For my entire childhood, Labor Day weekend meant camping at Fort Wilkins State Park with my extended family. I have a million memories of biking around all day with cousins, lifting rocks to catch crayfish in the shallows of the lake, getting ice cream from the tiny camp store, and sitting around fires way past our bedtime with teeth coated in marshmallow sugar and melted chocolate on our faces.
This year, I went back for the first time in well over a decade.
On a late Saturday afternoon, I found myself sitting in a camper chair around a fire-less pit of charred logs from the previous night with Uncles Corey, Jeff, Jimmy, and Jamey.
I had recently learned that my Uncle Jamey and Aunt Liddy had stayed with our family in the camper during Labor Day weekend in 2002. It was only two months after my father had passed.

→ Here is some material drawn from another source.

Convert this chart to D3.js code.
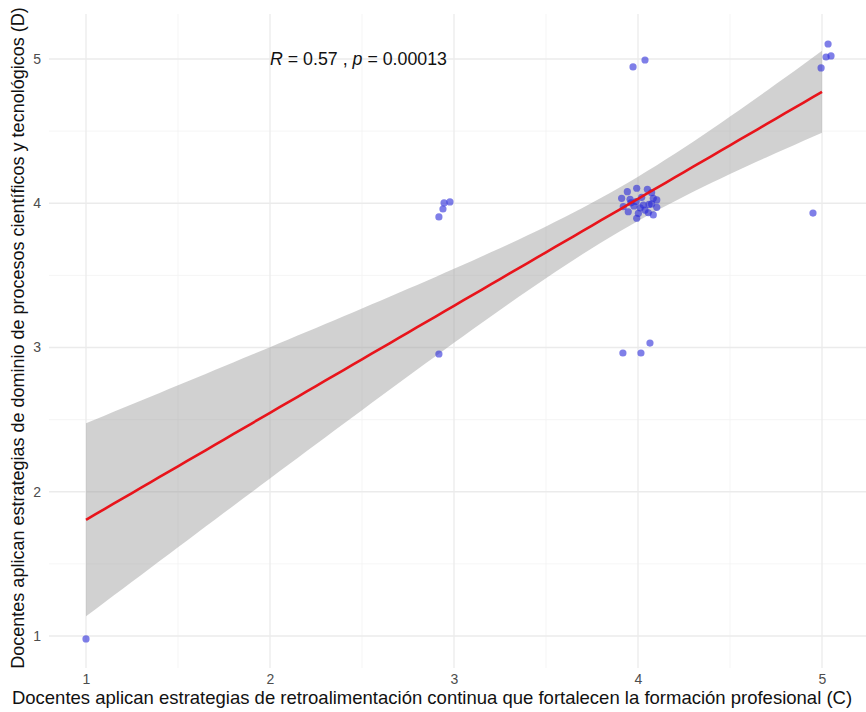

I asked Uncle Jamey about it, and he said it was to help my mother, and she had wanted us kids to still get the experience of camping that weekend and playing with cousins.
He said it was incredibly difficult, and my mother cried every night.
He looked up at me from across the fire pit and said (paraphrasing), “And yeah, you know, what can you do in that situation?” I nodded and knew exactly what he meant, but I didn’t continue the conversation in that direction because I would have gotten emotional.
I knew the feeling all too well because that camper was the perfect metaphor for our life at that time.
Hearing a sobbing mother behind a closed door was our life.
Thinking about what the hell you could possibly do to soothe that pain was our life for a very long time.